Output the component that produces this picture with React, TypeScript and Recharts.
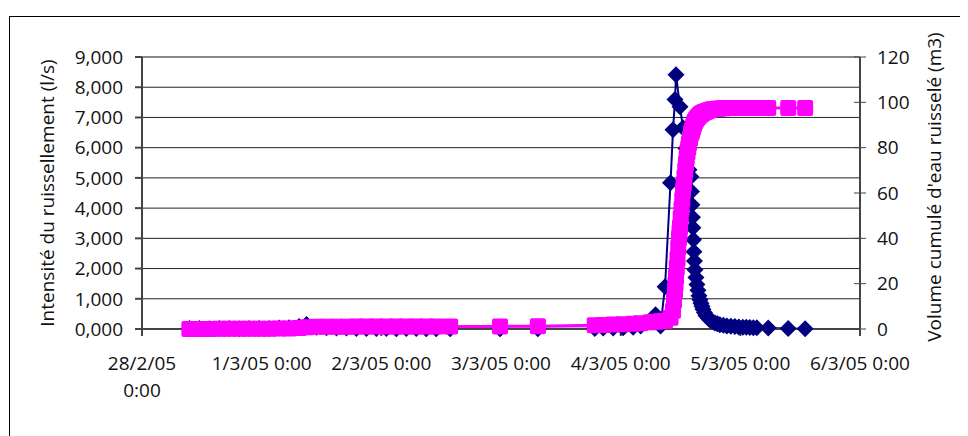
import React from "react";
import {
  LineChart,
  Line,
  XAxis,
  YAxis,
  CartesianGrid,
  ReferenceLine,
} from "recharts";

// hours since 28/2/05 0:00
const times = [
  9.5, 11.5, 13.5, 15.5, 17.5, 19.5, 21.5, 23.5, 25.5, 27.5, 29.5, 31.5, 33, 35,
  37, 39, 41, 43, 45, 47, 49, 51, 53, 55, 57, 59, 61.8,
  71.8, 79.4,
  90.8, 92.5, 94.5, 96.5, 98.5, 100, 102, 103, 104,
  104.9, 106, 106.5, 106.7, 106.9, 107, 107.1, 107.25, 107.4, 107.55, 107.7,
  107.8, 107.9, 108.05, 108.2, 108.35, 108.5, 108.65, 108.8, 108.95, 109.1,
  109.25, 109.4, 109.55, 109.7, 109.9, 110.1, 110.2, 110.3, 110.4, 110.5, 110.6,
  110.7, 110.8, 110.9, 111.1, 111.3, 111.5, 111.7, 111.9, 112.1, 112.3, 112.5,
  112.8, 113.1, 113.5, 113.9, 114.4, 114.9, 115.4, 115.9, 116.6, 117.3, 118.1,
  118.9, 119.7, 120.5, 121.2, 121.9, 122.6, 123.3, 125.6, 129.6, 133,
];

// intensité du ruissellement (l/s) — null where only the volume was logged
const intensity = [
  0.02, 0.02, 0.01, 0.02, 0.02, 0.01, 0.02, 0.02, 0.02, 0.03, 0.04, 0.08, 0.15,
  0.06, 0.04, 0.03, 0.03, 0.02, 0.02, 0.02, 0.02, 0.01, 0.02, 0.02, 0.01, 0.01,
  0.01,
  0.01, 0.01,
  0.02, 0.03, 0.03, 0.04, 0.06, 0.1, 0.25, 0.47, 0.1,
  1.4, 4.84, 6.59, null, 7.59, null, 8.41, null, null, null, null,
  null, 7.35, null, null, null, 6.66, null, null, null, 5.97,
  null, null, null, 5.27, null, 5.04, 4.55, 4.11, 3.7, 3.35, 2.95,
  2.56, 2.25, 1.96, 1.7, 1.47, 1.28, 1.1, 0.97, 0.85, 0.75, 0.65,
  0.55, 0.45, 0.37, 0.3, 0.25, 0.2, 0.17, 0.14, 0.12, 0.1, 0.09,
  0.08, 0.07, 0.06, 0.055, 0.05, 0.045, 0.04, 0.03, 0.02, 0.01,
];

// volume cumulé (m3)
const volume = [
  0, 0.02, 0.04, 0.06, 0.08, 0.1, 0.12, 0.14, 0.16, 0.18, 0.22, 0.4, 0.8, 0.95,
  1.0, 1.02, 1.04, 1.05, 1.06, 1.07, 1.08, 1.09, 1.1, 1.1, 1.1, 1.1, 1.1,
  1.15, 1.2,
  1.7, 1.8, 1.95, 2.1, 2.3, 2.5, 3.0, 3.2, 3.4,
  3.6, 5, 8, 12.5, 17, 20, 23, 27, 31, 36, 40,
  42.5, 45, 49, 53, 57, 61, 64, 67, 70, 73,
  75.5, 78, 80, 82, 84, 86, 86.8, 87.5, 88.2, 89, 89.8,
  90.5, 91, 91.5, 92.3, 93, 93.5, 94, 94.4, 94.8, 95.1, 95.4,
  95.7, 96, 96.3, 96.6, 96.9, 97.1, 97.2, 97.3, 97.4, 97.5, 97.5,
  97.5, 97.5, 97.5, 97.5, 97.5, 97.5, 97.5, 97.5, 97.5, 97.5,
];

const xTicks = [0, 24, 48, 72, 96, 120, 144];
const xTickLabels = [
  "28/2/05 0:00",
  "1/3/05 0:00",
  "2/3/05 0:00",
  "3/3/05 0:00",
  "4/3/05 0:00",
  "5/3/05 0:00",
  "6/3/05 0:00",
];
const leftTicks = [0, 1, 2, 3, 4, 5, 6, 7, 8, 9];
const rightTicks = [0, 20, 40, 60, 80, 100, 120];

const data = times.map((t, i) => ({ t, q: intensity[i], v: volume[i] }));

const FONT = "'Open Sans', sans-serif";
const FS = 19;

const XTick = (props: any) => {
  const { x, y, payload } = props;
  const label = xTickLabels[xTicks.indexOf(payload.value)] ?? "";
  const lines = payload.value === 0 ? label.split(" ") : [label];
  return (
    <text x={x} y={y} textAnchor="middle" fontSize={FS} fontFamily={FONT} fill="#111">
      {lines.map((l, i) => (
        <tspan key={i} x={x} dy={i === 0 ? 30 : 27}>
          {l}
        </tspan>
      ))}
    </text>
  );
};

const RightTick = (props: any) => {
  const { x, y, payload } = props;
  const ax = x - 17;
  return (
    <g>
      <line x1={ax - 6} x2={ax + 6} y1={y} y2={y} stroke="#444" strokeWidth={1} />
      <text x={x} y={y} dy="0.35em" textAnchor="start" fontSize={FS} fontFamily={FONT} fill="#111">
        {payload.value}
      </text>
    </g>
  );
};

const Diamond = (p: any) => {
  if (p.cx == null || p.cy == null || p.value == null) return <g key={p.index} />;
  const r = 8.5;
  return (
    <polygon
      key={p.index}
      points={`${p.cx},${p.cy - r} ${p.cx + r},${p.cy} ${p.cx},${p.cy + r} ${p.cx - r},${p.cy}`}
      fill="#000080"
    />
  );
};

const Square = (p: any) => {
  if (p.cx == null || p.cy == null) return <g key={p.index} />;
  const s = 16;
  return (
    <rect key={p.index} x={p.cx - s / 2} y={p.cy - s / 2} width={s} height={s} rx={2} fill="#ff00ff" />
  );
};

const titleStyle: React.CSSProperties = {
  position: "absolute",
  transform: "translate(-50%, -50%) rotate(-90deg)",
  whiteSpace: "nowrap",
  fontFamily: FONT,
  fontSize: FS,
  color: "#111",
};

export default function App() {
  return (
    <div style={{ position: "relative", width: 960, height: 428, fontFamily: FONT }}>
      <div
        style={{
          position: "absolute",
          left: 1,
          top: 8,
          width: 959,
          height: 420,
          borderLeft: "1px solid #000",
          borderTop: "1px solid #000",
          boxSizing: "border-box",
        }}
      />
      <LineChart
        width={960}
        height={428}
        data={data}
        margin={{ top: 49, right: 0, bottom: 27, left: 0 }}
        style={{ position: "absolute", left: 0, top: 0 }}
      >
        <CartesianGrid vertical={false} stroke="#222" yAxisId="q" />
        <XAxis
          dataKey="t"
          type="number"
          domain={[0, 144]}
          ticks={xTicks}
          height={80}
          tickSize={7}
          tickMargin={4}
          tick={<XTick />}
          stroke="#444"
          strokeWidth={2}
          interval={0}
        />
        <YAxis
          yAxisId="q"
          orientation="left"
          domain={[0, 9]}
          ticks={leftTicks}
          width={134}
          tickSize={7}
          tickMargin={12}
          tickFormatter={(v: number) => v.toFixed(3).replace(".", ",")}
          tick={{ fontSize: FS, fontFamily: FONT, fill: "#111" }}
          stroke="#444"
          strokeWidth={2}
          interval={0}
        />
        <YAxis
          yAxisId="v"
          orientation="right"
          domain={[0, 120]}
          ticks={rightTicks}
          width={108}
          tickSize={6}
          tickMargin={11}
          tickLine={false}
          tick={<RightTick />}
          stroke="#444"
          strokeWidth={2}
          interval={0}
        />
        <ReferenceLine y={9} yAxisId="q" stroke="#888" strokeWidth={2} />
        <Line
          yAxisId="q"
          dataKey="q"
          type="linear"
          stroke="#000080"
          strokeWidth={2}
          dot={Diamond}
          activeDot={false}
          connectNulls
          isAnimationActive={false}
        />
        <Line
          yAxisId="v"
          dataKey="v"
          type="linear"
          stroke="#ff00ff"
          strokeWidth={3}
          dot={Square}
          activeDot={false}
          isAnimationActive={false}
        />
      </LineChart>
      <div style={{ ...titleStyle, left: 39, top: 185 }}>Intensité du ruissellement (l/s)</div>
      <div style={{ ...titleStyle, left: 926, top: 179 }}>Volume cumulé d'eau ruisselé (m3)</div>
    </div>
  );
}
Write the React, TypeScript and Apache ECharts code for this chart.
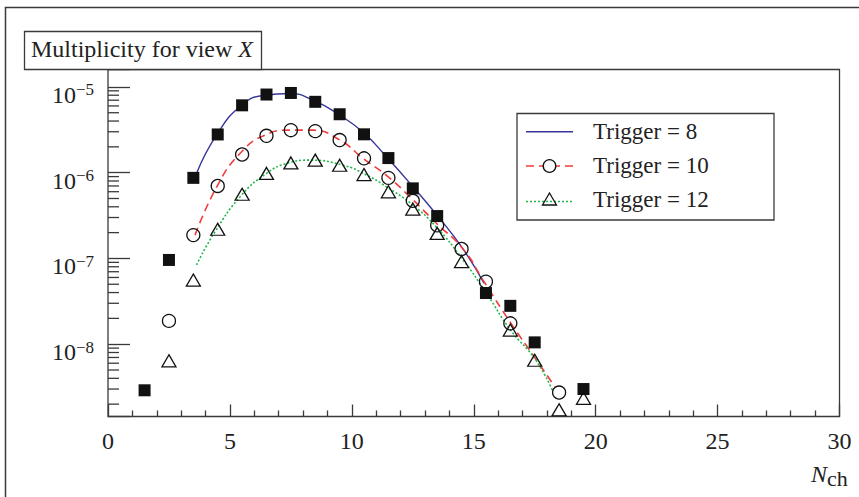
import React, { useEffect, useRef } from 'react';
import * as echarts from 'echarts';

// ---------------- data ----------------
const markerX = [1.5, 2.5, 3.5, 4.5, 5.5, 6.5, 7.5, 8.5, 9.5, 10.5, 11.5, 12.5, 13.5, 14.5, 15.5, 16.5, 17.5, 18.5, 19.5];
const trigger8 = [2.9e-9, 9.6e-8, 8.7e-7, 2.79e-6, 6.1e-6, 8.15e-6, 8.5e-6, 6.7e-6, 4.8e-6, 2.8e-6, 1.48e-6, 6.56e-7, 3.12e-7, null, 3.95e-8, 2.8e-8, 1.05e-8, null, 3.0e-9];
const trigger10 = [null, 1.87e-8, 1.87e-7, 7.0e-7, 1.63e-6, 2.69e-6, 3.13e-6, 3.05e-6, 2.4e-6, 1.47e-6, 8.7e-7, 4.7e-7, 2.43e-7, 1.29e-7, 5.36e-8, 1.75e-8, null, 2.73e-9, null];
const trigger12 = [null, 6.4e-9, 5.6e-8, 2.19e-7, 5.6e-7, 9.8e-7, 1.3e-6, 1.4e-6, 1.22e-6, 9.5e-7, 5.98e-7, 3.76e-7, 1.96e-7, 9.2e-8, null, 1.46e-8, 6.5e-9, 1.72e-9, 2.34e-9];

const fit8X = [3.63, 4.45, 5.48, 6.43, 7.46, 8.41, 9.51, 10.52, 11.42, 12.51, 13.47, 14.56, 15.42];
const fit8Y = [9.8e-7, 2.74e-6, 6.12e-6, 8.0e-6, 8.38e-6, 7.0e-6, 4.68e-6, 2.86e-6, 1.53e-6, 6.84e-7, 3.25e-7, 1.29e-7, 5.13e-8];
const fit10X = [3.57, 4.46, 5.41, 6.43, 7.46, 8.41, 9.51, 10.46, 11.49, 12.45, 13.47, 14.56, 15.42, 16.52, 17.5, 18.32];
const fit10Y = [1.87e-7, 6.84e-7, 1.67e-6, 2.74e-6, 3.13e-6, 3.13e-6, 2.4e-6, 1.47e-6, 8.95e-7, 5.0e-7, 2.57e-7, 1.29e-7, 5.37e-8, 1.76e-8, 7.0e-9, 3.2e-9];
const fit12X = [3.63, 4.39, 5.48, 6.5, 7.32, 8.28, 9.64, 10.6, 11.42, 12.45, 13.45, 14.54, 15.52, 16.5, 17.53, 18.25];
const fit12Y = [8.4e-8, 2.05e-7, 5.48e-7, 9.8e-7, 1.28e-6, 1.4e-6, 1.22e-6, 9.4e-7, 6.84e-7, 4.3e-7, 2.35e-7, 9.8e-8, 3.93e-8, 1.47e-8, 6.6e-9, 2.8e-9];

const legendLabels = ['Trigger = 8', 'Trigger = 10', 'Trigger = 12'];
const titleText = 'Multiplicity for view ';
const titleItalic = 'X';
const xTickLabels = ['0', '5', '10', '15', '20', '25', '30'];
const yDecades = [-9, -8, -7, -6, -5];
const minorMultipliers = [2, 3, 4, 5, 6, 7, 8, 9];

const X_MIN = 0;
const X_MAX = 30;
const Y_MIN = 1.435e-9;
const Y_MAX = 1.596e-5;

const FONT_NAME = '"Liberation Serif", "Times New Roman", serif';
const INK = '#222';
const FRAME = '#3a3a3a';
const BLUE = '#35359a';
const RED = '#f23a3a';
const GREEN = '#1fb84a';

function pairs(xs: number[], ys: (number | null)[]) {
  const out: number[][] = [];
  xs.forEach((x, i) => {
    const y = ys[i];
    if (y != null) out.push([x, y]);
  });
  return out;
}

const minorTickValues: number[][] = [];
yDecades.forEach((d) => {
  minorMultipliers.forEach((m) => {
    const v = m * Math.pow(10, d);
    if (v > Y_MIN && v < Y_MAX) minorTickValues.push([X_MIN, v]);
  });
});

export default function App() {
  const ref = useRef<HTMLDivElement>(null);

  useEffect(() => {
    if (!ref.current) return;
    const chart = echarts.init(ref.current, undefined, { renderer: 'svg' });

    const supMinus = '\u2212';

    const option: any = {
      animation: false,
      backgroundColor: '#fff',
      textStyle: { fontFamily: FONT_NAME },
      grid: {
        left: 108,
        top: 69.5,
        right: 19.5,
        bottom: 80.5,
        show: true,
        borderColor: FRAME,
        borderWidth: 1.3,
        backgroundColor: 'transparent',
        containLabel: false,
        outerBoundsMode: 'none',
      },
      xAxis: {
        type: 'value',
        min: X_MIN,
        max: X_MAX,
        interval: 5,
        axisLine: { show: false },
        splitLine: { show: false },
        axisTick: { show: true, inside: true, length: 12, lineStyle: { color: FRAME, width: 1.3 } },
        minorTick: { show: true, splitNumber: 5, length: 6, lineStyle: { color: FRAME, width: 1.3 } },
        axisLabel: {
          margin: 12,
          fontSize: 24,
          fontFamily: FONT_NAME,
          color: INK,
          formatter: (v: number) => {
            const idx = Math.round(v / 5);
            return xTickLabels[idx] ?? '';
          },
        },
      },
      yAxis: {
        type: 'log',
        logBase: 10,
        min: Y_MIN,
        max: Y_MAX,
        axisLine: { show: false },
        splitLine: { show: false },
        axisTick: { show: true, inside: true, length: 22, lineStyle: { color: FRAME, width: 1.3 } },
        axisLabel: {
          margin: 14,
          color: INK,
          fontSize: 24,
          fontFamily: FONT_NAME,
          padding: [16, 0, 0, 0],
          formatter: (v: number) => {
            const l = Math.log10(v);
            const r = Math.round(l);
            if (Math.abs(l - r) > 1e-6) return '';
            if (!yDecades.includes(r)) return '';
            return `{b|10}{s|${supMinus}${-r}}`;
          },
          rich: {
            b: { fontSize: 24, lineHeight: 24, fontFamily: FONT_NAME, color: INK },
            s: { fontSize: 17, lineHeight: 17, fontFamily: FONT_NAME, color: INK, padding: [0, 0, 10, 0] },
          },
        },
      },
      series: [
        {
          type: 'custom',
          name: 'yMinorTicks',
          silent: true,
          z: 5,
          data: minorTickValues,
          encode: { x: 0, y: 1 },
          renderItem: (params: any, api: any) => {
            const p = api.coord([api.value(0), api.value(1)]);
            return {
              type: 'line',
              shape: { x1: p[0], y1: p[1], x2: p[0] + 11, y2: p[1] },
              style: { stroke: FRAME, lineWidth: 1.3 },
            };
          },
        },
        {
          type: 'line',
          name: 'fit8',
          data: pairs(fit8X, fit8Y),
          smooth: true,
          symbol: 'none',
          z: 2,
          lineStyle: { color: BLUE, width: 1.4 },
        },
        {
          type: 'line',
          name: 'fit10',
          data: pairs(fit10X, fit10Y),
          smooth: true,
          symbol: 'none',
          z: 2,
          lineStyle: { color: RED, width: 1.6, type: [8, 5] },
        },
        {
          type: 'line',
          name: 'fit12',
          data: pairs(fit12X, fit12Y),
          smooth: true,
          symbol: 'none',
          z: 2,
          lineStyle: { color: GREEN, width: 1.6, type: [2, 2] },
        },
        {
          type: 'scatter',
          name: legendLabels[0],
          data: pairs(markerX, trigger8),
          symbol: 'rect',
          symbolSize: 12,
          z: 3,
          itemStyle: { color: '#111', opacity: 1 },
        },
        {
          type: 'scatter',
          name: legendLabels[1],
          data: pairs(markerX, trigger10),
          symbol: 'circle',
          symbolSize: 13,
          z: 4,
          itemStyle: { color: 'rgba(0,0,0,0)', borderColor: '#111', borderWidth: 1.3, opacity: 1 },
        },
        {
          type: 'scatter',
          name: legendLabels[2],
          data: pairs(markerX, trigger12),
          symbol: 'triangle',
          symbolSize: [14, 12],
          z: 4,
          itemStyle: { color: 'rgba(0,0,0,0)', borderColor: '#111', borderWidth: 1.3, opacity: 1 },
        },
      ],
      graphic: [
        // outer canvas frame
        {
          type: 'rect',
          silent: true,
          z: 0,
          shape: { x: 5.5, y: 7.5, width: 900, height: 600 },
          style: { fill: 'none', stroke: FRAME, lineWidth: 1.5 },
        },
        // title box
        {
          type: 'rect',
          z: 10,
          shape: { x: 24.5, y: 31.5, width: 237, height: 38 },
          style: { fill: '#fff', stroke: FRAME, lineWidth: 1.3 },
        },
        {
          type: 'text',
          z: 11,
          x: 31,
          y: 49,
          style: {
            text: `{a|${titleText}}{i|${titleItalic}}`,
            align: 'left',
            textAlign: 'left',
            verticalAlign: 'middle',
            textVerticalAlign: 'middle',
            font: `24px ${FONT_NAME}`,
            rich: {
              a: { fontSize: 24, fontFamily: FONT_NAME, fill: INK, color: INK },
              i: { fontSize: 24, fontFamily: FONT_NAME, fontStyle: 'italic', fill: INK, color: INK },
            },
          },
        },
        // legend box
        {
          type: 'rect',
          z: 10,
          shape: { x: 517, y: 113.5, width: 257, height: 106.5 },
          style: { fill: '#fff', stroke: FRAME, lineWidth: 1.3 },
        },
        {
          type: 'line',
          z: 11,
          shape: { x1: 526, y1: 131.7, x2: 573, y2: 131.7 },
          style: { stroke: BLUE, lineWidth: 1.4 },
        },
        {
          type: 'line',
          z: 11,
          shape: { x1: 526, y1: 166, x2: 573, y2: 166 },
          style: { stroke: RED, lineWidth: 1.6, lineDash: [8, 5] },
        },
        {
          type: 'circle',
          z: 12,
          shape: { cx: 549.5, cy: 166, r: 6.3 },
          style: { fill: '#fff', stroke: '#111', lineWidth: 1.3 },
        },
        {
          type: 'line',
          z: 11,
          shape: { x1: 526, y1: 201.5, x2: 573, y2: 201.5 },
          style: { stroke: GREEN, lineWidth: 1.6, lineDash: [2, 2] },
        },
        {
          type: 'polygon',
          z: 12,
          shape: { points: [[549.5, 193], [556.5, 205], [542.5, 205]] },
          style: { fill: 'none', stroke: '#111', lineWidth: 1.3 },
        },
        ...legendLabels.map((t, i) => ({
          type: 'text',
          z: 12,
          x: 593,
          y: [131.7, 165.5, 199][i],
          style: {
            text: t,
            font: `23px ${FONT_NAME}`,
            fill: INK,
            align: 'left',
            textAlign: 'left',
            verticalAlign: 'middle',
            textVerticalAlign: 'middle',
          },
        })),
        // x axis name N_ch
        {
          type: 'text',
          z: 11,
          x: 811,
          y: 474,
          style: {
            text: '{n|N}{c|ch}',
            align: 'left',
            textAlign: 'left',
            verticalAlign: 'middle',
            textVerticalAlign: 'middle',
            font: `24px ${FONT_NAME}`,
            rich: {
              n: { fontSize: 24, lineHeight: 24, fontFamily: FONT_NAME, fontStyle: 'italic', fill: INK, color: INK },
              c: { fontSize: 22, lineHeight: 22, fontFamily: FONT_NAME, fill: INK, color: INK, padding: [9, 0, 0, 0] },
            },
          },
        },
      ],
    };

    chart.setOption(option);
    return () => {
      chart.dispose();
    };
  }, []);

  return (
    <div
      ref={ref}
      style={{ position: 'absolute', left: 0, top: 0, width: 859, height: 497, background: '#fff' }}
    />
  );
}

===============

Find how many lines include the string "React" and report that number alone.

§ **Final result**
5